German philosopher Friedrich Nietzsche famously declared, “Whatever doesn’t kill me makes me stronger.” Christopher Hitchens
i am not sure exactly what Christopher Hitchens actually concludes about Nietzsche’s famous saying.
i know that i disagree with Nietzsche.
the saying lands up there with “sticks and stones may break my bones, but words can never harm me.” what does not kill me makes me bitter, cynical, resentful, sad, depressed, loathe of people – unless i find some way to deal with the pain and suffering. ‘stronger’ for the most part means ‘having created a shell around oneself as protection against pain’. people who claim that they are not hurt by what others say to them, however vicious are lying to you and to themselves. they have adopted an attitude of arrogance, a brave face behind which they are smarting from the stings of insults and put-downs just as much as you and me. however, they are too weak to admit to the imagined ‘weakness’ of feeling hurt and harmed, and therefore declare their ‘strength’. their ‘strength’ is just a pretense.

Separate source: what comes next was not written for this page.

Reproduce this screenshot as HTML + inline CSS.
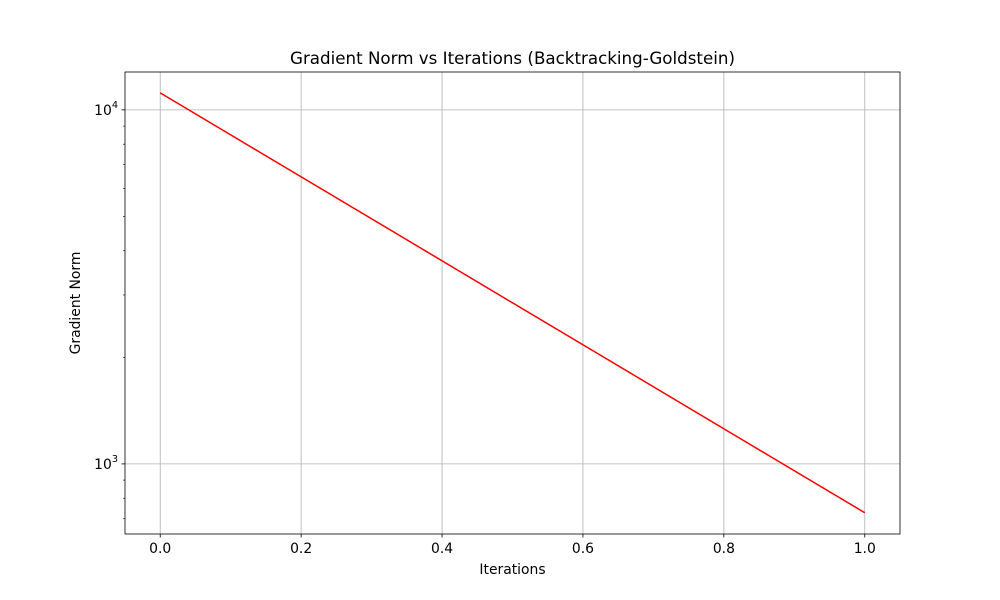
<!DOCTYPE html>
<html><head><meta charset="utf-8"><style>
body{margin:0;background:#fff}
svg{display:block;font-family:"DejaVu Sans","Liberation Sans",sans-serif}
</style></head><body>
<svg id="chart" width="1000" height="600" viewBox="0 0 1000 600">
<rect width="1000" height="600" fill="#fff"/>
<g id="grid"></g>
<g id="series"></g>
<rect x="125" y="72" width="775" height="462" fill="none" stroke="#000" stroke-width="0.8"/>
<g id="ticks"></g>
<text x="512.5" y="64" text-anchor="middle" font-size="16.7">Gradient Norm vs Iterations (Backtracking-Goldstein)</text>
<text x="512.5" y="574" text-anchor="middle" font-size="13.9">Iterations</text>
<text transform="translate(80,303) rotate(-90)" text-anchor="middle" font-size="13.9">Gradient Norm</text>
</svg>
<script>
const iterations=[0,1];
const gradNorm=[11170,728];
const xTicks=[0,0.2,0.4,0.6,0.8,1.0];
const xTickLabels=["0.0","0.2","0.4","0.6","0.8","1.0"];
const yMajor=[1000,10000];
const yMinor=[700,800,900,2000,3000,4000,5000,6000,7000,8000,9000];

const L=125,R=900,T=72,B=534;
const xMin=-0.05,xMax=1.05;
const lyMin=2.802,lyMax=4.107;
const sx=v=>L+(v-xMin)/(xMax-xMin)*(R-L);
const sy=v=>B-(Math.log10(v)-lyMin)/(lyMax-lyMin)*(B-T);
const NS="http://www.w3.org/2000/svg";
function mk(tag,attrs,parent){const e=document.createElementNS(NS,tag);for(const k in attrs)e.setAttribute(k,attrs[k]);document.getElementById(parent).appendChild(e);return e;}

xTicks.forEach((t,i)=>{
  const x=sx(t);
  const g=mk('line',{x1:x,x2:x,y1:T,y2:B,stroke:'#b0b0b0','stroke-width':0.8},'grid');
  
  
  const tk=mk('line',{x1:x,x2:x,y1:B,y2:B+3.5,stroke:'#000','stroke-width':0.8},'ticks');
  
  
  const lb=mk('text',{x:x,y:B+19,'text-anchor':'middle','font-size':13.9},'ticks');
  lb.textContent=xTickLabels[i];
  
  
});
yMajor.forEach(v=>{
  const y=sy(v);
  const g=mk('line',{x1:L,x2:R,y1:y,y2:y,stroke:'#b0b0b0','stroke-width':0.8},'grid');
  
  
  const tk=mk('line',{x1:L-3.5,x2:L,y1:y,y2:y,stroke:'#000','stroke-width':0.8},'ticks');
  
  
  const lb=mk('text',{x:L-7,y:y+5,'text-anchor':'end','font-size':13.9},'ticks');
  
  
  const exp=Math.round(Math.log10(v));
  lb.innerHTML='10<tspan dy="-7" font-size="9.7">'+exp+'</tspan>';
});
yMinor.forEach(v=>{
  const y=sy(v);
  if(y<T||y>B)return;
  const tk=mk('line',{x1:L-2,x2:L,y1:y,y2:y,stroke:'#000','stroke-width':0.6},'ticks');
  
  
});
const pts=iterations.map((t,i)=>sx(t)+','+sy(gradNorm[i])).join(' ');
const line=mk('polyline',{points:pts,fill:'none',stroke:'#ff0000','stroke-width':1.5},'series');


</script>
</body></html>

words do hurt. hurtful words delivered with physical violence are doubly hurtful and harmful. they kill the soul. not as quickly and cleanly as drunk driver or an armed robber might. they kill slowly, insidiously and horribly. it works like the poison hemlock Socrates was sentenced to drink.
as we are ‘raised’ on the idea of “sticks and stones may break my bones, but words can never harm me.” and “whatever doesn’t kill me makes me stronger” we are raised to deny and feel bad about being hurt by what others say. so we sign our own emotional and spiritual death-warrants and cover ourselves in layer upon layers of imagined strength that is nothing but window-dressing for a bleeding heart and soul, slowly growing cold and rigid.